Однако вести речь обо всем сразу невозможно (ах, Прутков, Прутков! «Никто необъятного объять не может»…). И сегодня я намерен порассуждать лишь об одной — на мой взгляд, самой важной, может быть, особенности михайловского творчества. Желание, согласитесь, вполне естественное: о чем-то мне случалось уже писать, а кое-что стоит оставить и на будущее…
Представьте себе художника — разностороннего, талантливого, овладевшего если не всеми, то многими секретами мастерства, но при этом способного испытать подлинный творческий экстаз, лишь работая над натюрмортами, например. Это не значит, разумеется, что он только эти самые натюрморты и пишет. Нет!
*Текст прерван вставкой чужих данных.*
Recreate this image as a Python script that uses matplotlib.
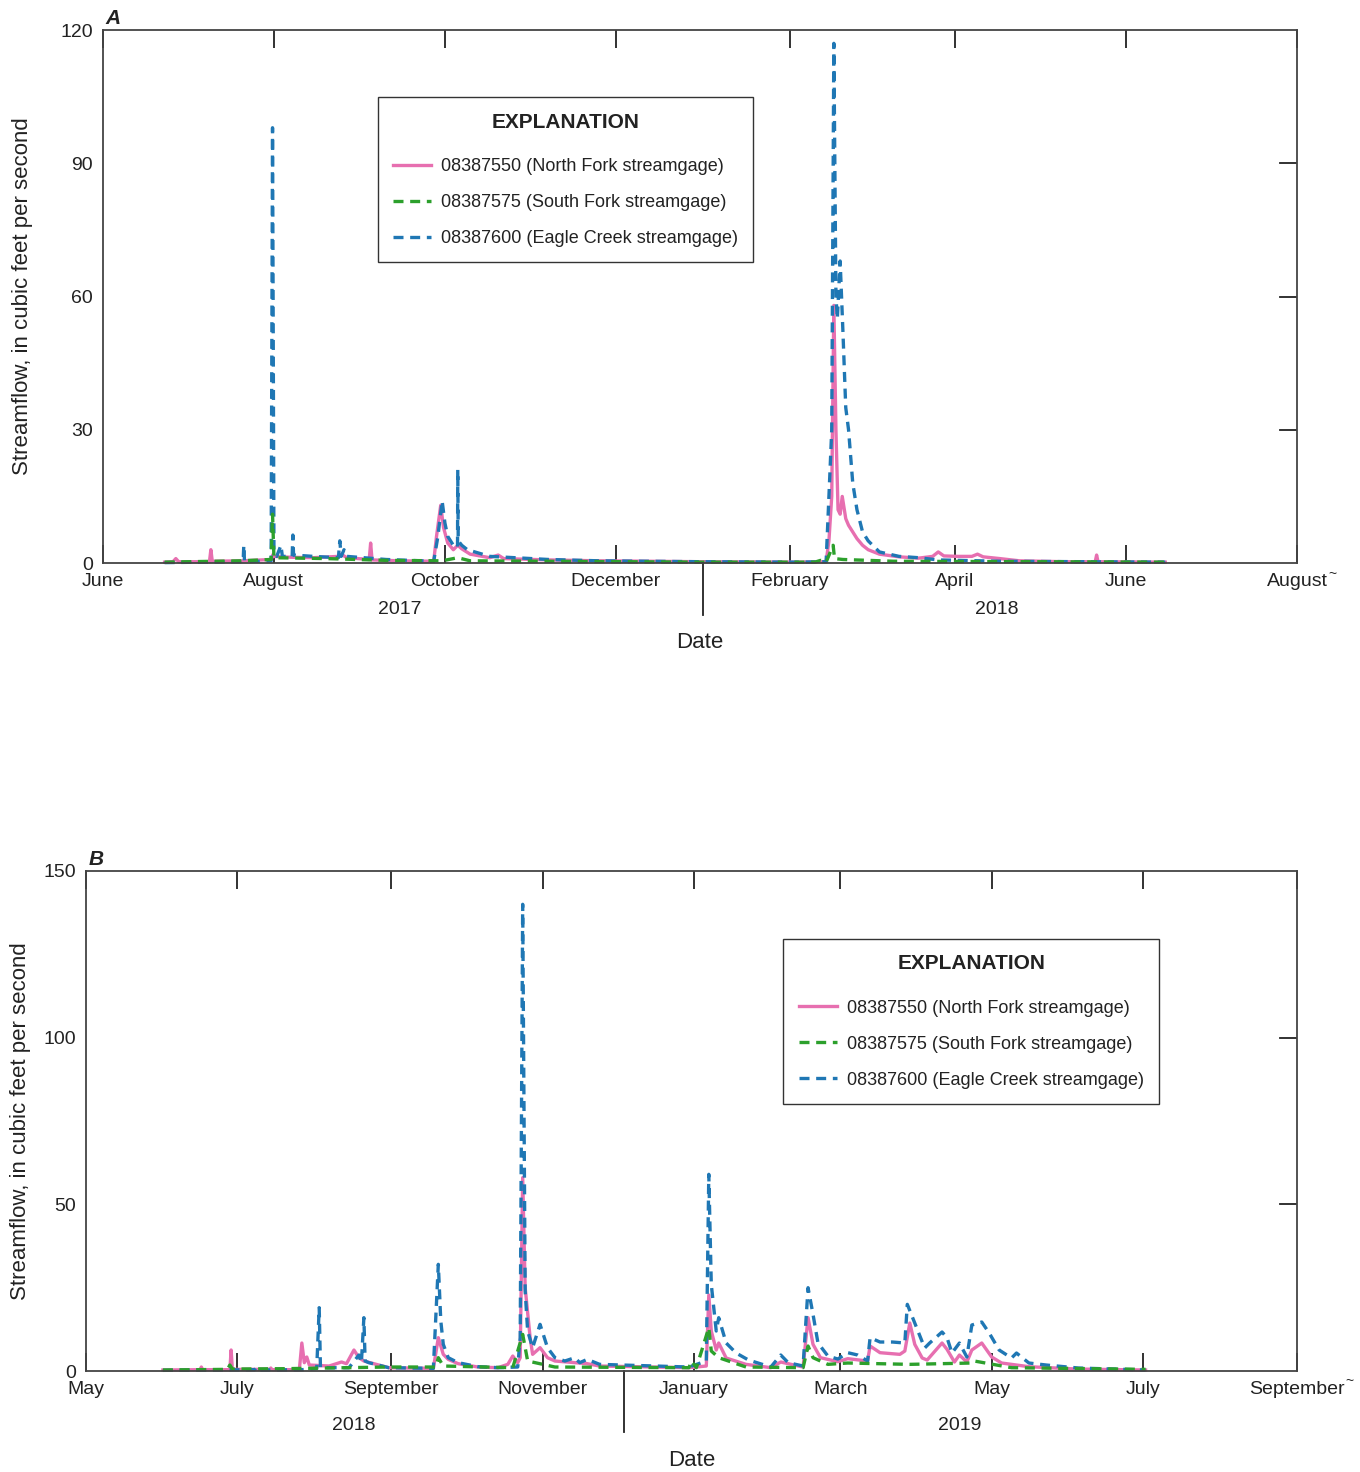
import pandas as pd
import matplotlib
matplotlib.use("Agg")
import matplotlib.pyplot as plt
import matplotlib.dates as mdates
from matplotlib.lines import Line2D
from matplotlib.transforms import blended_transform_factory

plt.rcParams["font.family"] = ["Liberation Sans", "DejaVu Sans"]

PINK = "#e76fb0"
GREEN = "#2ca02c"
BLUE = "#1f77b4"

LABELS = ["08387550 (North Fork streamgage)",
          "08387575 (South Fork streamgage)",
          "08387600 (Eagle Creek streamgage)"]

# ---- panel A, 2017-18 (date, cubic feet per second) ----
a_north = [
    ("2017-06-23", 0.2), ("2017-06-26", 0.3), ("2017-06-27", 1.0), ("2017-06-28", 0.3),
    ("2017-07-09", 0.3), ("2017-07-09 12:00", 3.0), ("2017-07-10", 0.4), ("2017-07-21", 0.5),
    ("2017-07-31", 0.8), ("2017-07-31 18:00", 2.0), ("2017-08-01", 1.5), ("2017-08-07", 1.3),
    ("2017-08-15", 1.2), ("2017-08-24", 1.5), ("2017-08-25", 2.0), ("2017-08-27", 1.2),
    ("2017-09-04", 0.8), ("2017-09-04 12:00", 4.5), ("2017-09-05", 0.7), ("2017-09-15", 0.5),
    ("2017-09-27", 0.4), ("2017-09-28", 6.0), ("2017-09-29 12:00", 13.0), ("2017-09-30 12:00", 8.0),
    ("2017-10-02", 4.5), ("2017-10-04", 3.0), ("2017-10-05 14:00", 4.0), ("2017-10-07", 3.2),
    ("2017-10-10", 2.0), ("2017-10-17", 1.2), ("2017-10-20", 1.8), ("2017-10-22", 1.0),
    ("2017-11-07", 0.7), ("2017-11-25", 0.5), ("2017-12-31", 0.3), ("2018-02-04", 0.2),
    ("2018-02-14", 0.3), ("2018-02-15", 5.0), ("2018-02-16", 15), ("2018-02-16 18:00", 58),
    ("2018-02-17 12:00", 30), ("2018-02-18 06:00", 12), ("2018-02-19", 11), ("2018-02-19 18:00", 15),
    ("2018-02-21", 10), ("2018-02-22", 8.5), ("2018-02-25", 5.5), ("2018-02-27", 4.0),
    ("2018-03-01", 3.0), ("2018-03-05", 2.0), ("2018-03-12", 1.4), ("2018-03-19", 1.1),
    ("2018-03-24", 1.5), ("2018-03-26", 2.5), ("2018-03-28", 1.6), ("2018-04-02", 1.5),
    ("2018-04-07", 1.5), ("2018-04-09", 2.0), ("2018-04-11", 1.4), ("2018-04-17", 1.0),
    ("2018-04-24", 0.5), ("2018-05-10", 0.3), ("2018-05-21", 0.3), ("2018-05-21 12:00", 1.8),
    ("2018-05-22", 0.3), ("2018-06-15", 0.2),
]
a_south = [
    ("2017-06-23", 0.2), ("2017-07-20", 0.5), ("2017-07-31", 0.8), ("2017-07-31 12:00", 11),
    ("2017-08-01", 1.2), ("2017-08-20", 1.0), ("2017-09-10", 0.6), ("2017-09-30", 0.5),
    ("2017-10-05 14:00", 1.2), ("2017-10-10", 0.5), ("2017-12-31", 0.2), ("2018-02-10", 0.2),
    ("2018-02-12", 0.6), ("2018-02-14", 0.2), ("2018-02-16 12:00", 4.0), ("2018-02-17", 1.0),
    ("2018-02-20", 0.8), ("2018-03-10", 0.4), ("2018-06-15", 0.2),
]
a_eagle = [
    ("2017-06-23", 0.1), ("2017-07-21", 0.3), ("2017-07-21 06:00", 4.0), ("2017-07-21 12:00", 0.3),
    ("2017-07-31", 0.5), ("2017-07-31 12:00", 98), ("2017-08-01", 3.0), ("2017-08-02", 1.5),
    ("2017-08-03 12:00", 4.0), ("2017-08-04", 1.5), ("2017-08-07 12:00", 1.5), ("2017-08-07 18:00", 6.3),
    ("2017-08-08", 1.8), ("2017-08-15", 1.5), ("2017-08-24", 1.2), ("2017-08-24 12:00", 5.0),
    ("2017-08-25", 1.5), ("2017-08-26", 3.0), ("2017-08-27", 1.5), ("2017-09-10", 0.8),
    ("2017-09-27", 0.4), ("2017-09-28 12:00", 6), ("2017-09-30", 14), ("2017-10-01", 9),
    ("2017-10-02", 6), ("2017-10-04", 4), ("2017-10-05 12:00", 3.5), ("2017-10-05 14:00", 21),
    ("2017-10-05 18:00", 5), ("2017-10-07", 4), ("2017-10-09", 3), ("2017-10-17", 1.5),
    ("2017-11-07", 0.8), ("2017-11-25", 0.5), ("2017-12-31", 0.3), ("2018-02-04", 0.2),
    ("2018-02-14", 0.3), ("2018-02-15", 15), ("2018-02-16", 30), ("2018-02-16 18:00", 117),
    ("2018-02-17 12:00", 60), ("2018-02-18", 55), ("2018-02-19", 68), ("2018-02-20", 52),
    ("2018-02-21", 35), ("2018-02-22", 30), ("2018-02-23 12:00", 18), ("2018-02-25", 12),
    ("2018-02-27", 7), ("2018-03-01", 5), ("2018-03-05", 2.5), ("2018-03-12", 1.5),
    ("2018-03-19", 1.2), ("2018-03-26", 0.7), ("2018-04-17", 0.4), ("2018-06-15", 0.2),
]

# ---- panel B, 2018-19 ----
b_north = [
    ("2018-06-01", 0.3), ("2018-06-16", 0.4), ("2018-06-16 12:00", 1.2), ("2018-06-17", 0.4),
    ("2018-06-28", 0.4), ("2018-06-28 12:00", 6.3), ("2018-06-29", 0.5), ("2018-07-14", 0.5),
    ("2018-07-14 12:00", 0.9), ("2018-07-15", 0.4), ("2018-07-26", 0.4), ("2018-07-27", 8.4),
    ("2018-07-28", 2.5), ("2018-07-29", 4.2), ("2018-07-30", 1.8), ("2018-08-07", 1.5),
    ("2018-08-12", 2.7), ("2018-08-14", 2.2), ("2018-08-17", 6.3), ("2018-08-19", 4),
    ("2018-08-21", 3), ("2018-08-31", 1.0), ("2018-09-18", 0.8), ("2018-09-20", 10),
    ("2018-09-22", 5), ("2018-09-24", 3.5), ("2018-09-28", 2.2), ("2018-10-06", 1.2),
    ("2018-10-14", 1.0), ("2018-10-18", 2), ("2018-10-20", 4.5), ("2018-10-22", 2.5),
    ("2018-10-23", 4), ("2018-10-24", 58), ("2018-10-25", 25), ("2018-10-27", 10),
    ("2018-10-28", 5), ("2018-10-31", 7), ("2018-11-03", 4), ("2018-11-06", 3),
    ("2018-11-19", 2.2), ("2018-11-24", 1.5), ("2018-12-30", 1.0), ("2019-01-06", 1.5),
    ("2019-01-07", 22.8), ("2019-01-08", 12), ("2019-01-10", 6.3), ("2019-01-11", 8.4),
    ("2019-01-14", 3.9), ("2019-01-22", 2), ("2019-02-01", 1.0), ("2019-02-05", 2.7),
    ("2019-02-14", 1.2), ("2019-02-16", 16), ("2019-02-18", 8), ("2019-02-21", 4),
    ("2019-02-28", 2.8), ("2019-03-04", 3.7), ("2019-03-12", 3.0), ("2019-03-13", 7.5),
    ("2019-03-17", 5.5), ("2019-03-25", 5), ("2019-03-27", 6), ("2019-03-29", 14.4),
    ("2019-03-31", 8), ("2019-04-03", 3.9), ("2019-04-05", 3.3), ("2019-04-11", 8.4),
    ("2019-04-13", 6.5), ("2019-04-16", 2.7), ("2019-04-18", 4.8), ("2019-04-21", 2.7),
    ("2019-04-23", 6.3), ("2019-04-27", 8.4), ("2019-05-01", 4.2), ("2019-05-05", 2.4),
    ("2019-05-16", 1.3), ("2019-06-04", 0.6), ("2019-07-02", 0.3),
]
b_south = [
    ("2018-06-01", 0.3), ("2018-06-27", 0.5), ("2018-06-28", 1.8), ("2018-06-29", 0.6),
    ("2018-07-20", 0.7), ("2018-08-31", 1.2), ("2018-09-19", 1.2), ("2018-09-20", 4),
    ("2018-09-22", 1.5), ("2018-10-20", 1.0), ("2018-10-24", 11), ("2018-10-26", 3),
    ("2018-11-06", 1.2), ("2018-12-30", 1.0), ("2018-12-31", 3), ("2019-01-02", 1.0),
    ("2019-01-07", 13), ("2019-01-08", 6), ("2019-01-11", 4), ("2019-01-22", 1.2),
    ("2019-02-14", 1.0), ("2019-02-16", 7.5), ("2019-02-18", 4), ("2019-02-24", 2),
    ("2019-03-04", 2.4), ("2019-03-29", 2), ("2019-04-23", 2.4), ("2019-04-24", 3),
    ("2019-05-09", 1.0), ("2019-07-02", 0.5),
]
b_eagle = [
    ("2018-06-01", 0.2), ("2018-07-08", 0.4), ("2018-07-08 12:00", 1.0), ("2018-07-09", 0.3),
    ("2018-07-27", 0.4), ("2018-08-02", 0.8), ("2018-08-03", 19), ("2018-08-03 12:00", 1.0),
    ("2018-08-15", 1.0), ("2018-08-19", 4.8), ("2018-08-20", 2.5), ("2018-08-21", 16),
    ("2018-08-21 12:00", 3), ("2018-08-23", 2.5), ("2018-08-31", 1.0), ("2018-09-18", 0.8),
    ("2018-09-20", 32), ("2018-09-21", 15), ("2018-09-22", 8), ("2018-09-24", 4),
    ("2018-09-28", 2.5), ("2018-10-06", 1.3), ("2018-10-14", 1.0), ("2018-10-22", 1.2),
    ("2018-10-23", 10), ("2018-10-24", 140), ("2018-10-25", 24), ("2018-10-26", 12),
    ("2018-10-28", 7), ("2018-10-31", 14), ("2018-11-03", 7), ("2018-11-06", 4),
    ("2018-11-10", 3), ("2018-11-14", 4), ("2018-11-16", 2.5), ("2018-11-19", 3.5),
    ("2018-11-24", 2), ("2018-12-30", 1.2), ("2019-01-06", 3), ("2019-01-07", 59),
    ("2019-01-08", 26), ("2019-01-10", 12), ("2019-01-11", 16), ("2019-01-14", 8.4),
    ("2019-01-18", 5.4), ("2019-01-23", 3.3), ("2019-02-01", 1.2), ("2019-02-05", 4.8),
    ("2019-02-08", 2.5), ("2019-02-14", 1.5), ("2019-02-16", 25), ("2019-02-18", 17),
    ("2019-02-20", 8.4), ("2019-02-24", 4.5), ("2019-02-28", 3.6), ("2019-03-04", 5.5),
    ("2019-03-08", 4.8), ("2019-03-12", 3), ("2019-03-13", 10), ("2019-03-17", 8.7),
    ("2019-03-22", 8.7), ("2019-03-27", 8.4), ("2019-03-28", 20), ("2019-03-31", 14.4),
    ("2019-04-04", 6.9), ("2019-04-06", 8.4), ("2019-04-11", 11.7), ("2019-04-13", 10),
    ("2019-04-15", 5.4), ("2019-04-18", 8.4), ("2019-04-21", 4.2), ("2019-04-23", 13.8),
    ("2019-04-27", 14.7), ("2019-04-30", 11.4), ("2019-05-04", 6.3), ("2019-05-09", 3.9),
    ("2019-05-11", 5.4), ("2019-05-16", 2.4), ("2019-05-23", 1.8), ("2019-06-05", 0.9),
    ("2019-07-02", 0.3),
]

a_range = ("2017-06-01", "2018-08-01")
b_range = ("2018-05-01", "2019-09-01")
a_years = [("2017-09-15", "2017"), ("2018-04-16", "2018")]
b_years = [("2018-08-17", "2018"), ("2019-04-18", "2019")]
a_split = "2018-01-01"
b_split = "2018-12-04"
a_yticks = [0, 30, 60, 90, 120]
b_yticks = [0, 50, 100, 150]


def series(pairs):
    return pd.to_datetime([p[0] for p in pairs], format="mixed"), [p[1] for p in pairs]


def panel(ax, north, south, eagle, xr, years, split, yticks, letter,
          leg_xy, ylab_x, year_y, split_y, date_y, tilde_x):
    for data, col, ls in [(north, PINK, "-"), (eagle, BLUE, "--"), (south, GREEN, "--")]:
        x, y = series(data)
        ln, = ax.plot(x, y, color=col, lw=2.4, ls=ls, clip_on=False)
        if ls == "--":
            ln.set_dashes((3, 2))
    ax.set_xlim(pd.Timestamp(xr[0]), pd.Timestamp(xr[1]))
    ax.set_ylim(yticks[0], yticks[-1])
    ax.set_yticks(yticks)
    ax.xaxis.set_major_locator(mdates.MonthLocator(bymonthday=1, interval=2))
    ax.xaxis.set_major_formatter(mdates.DateFormatter("%B"))
    ax.tick_params(axis="x", direction="in", length=13, width=1.3, top=True,
                   labelsize=14, pad=7, color="#222222", labelcolor="#222222")
    ax.tick_params(axis="y", direction="in", length=0, right=False, labelsize=14, pad=7,
                   labelcolor="#222222")
    for s in ax.spines.values():
        s.set_color("#444444")
        s.set_linewidth(1.3)
    # right side ticks
    tr = blended_transform_factory(ax.transAxes, ax.transData)
    for v in yticks[1:-1]:
        ax.plot([0.986, 1.0], [v, v], color="#222222", lw=1.3, transform=tr)
    bt = blended_transform_factory(ax.transData, ax.transAxes)
    for d, t in years:
        ax.text(pd.Timestamp(d), year_y, t, transform=bt, ha="center", va="center",
                fontsize=14, color="#222222")
    ax.plot([pd.Timestamp(split)] * 2, [0, split_y], color="#222222", lw=1.3,
            transform=bt, clip_on=False)
    ax.text(0.5, date_y, "Date", transform=ax.transAxes, ha="center", va="center",
            fontsize=16, color="#222222")
    ax.text(tilde_x, -0.02, "~", transform=ax.transAxes, ha="left", va="center",
            fontsize=10, color="#222222")
    ax.text(0.002, 1.003, letter, transform=ax.transAxes, ha="left", va="bottom",
            fontsize=15, fontweight="bold", fontstyle="italic", color="#222222")
    ax.set_ylabel("Streamflow, in cubic feet per second", fontsize=16, color="#222222")
    ax.yaxis.set_label_coords(ylab_x, 0.5)

    handles = [Line2D([], [], color=PINK, lw=2.4),
               Line2D([], [], color=GREEN, lw=2.4, ls="--", dashes=(3, 2)),
               Line2D([], [], color=BLUE, lw=2.4, ls="--", dashes=(3, 2))]
    leg = ax.legend(handles, LABELS, loc="upper left", bbox_to_anchor=leg_xy, borderaxespad=0,
                    title="EXPLANATION", fontsize=13,
                    title_fontproperties={"weight": "bold", "size": 15},
                    fancybox=False, edgecolor="#333333", framealpha=1, labelspacing=1.05,
                    handlelength=2.1, borderpad=0.85, handletextpad=0.55)
    leg.get_frame().set_linewidth(1.0)
    for t in leg.get_texts():
        t.set_color("#222222")
    leg.get_title().set_color("#222222")
    leg._legend_box.sep = 19


fig = plt.figure(figsize=(13.6, 14.72), dpi=100)
ax1 = fig.add_axes([0.0757, 0.6175, 0.878, 0.3621])
ax2 = fig.add_axes([0.0632, 0.0686, 0.8904, 0.3397])

panel(ax1, a_north, a_south, a_eagle, a_range, a_years, a_split, a_yticks, "A",
      (0.230, 0.874), -0.059, -0.088, -0.098, -0.150, 1.026)
panel(ax2, b_north, b_south, b_eagle, b_range, b_years, b_split, b_yticks, "B",
      (0.576, 0.864), -0.045, -0.108, -0.122, -0.178, 1.040)

fig.savefig("out.png", dpi=100)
Он может сотворить и превосходный портрет — какого-нибудь «юношу в белом»; однако изобразит означенного молодого человека непременно возле столика, на котором рядом с горкой фиников красуется рюмка марсалы (как видите, не помянуть деликатесов мне все-таки не удалось!)… Или написать великолепный пейзаж — только видны будут лес да речка в распахнутое окно, а на подоконнике… Догадываетесь? И это — не навязчивая идея; не фокус, призванный привлечь зрительский интерес; это благородная страсть, что-то вроде верности Прекрасной Даме.
Именно таким, верным одной теме художником, и представляется мне Владимир Михайлов.
Однако рассказ об этой теме придется начать издалека.
II
Вот уже несколько поколений исследователей литературы бьются над загадкой воистину фантастического успеха, выпавшего на долю увидевших свет в 1719 году «Жизни и необычайных поразительных приключений Робинзона Крузо» (приношу извинения педантам за усечение названия — полное заняло бы восемь строк). Сразу по выходе роман стал бестселлером — словечка этого читатели тех времен, естественно, не ведали, однако исправно осаждали книжные лавки. Только за первые полвека «Робинзон» выдержал чуть ли не полсотни изданий в Англии и был переведен на все основные европейские языки. Больше того, с легкой руки Даниэля Дефо родился новый жанр — робинзонада. В каждой стране и даже во многих провинциях и городах появились собственные «Робинзоны» — французский, датский, греческий, голландский, ирландский, силезский, берлинский, лейпцигский… Только в одной Германии и только до 1760 году появилось больше сорока робинзонад! И они продолжают выходить из печати по сей день — вспомните хотя бы «Робинзонов космоса» Франсиса Карсака. И не случайно сделал Уилки Коллинз «Робинзона Крузо» Библией одного из героев своего «Лунного камня» — обаятельно-занудного старика Беттереджа.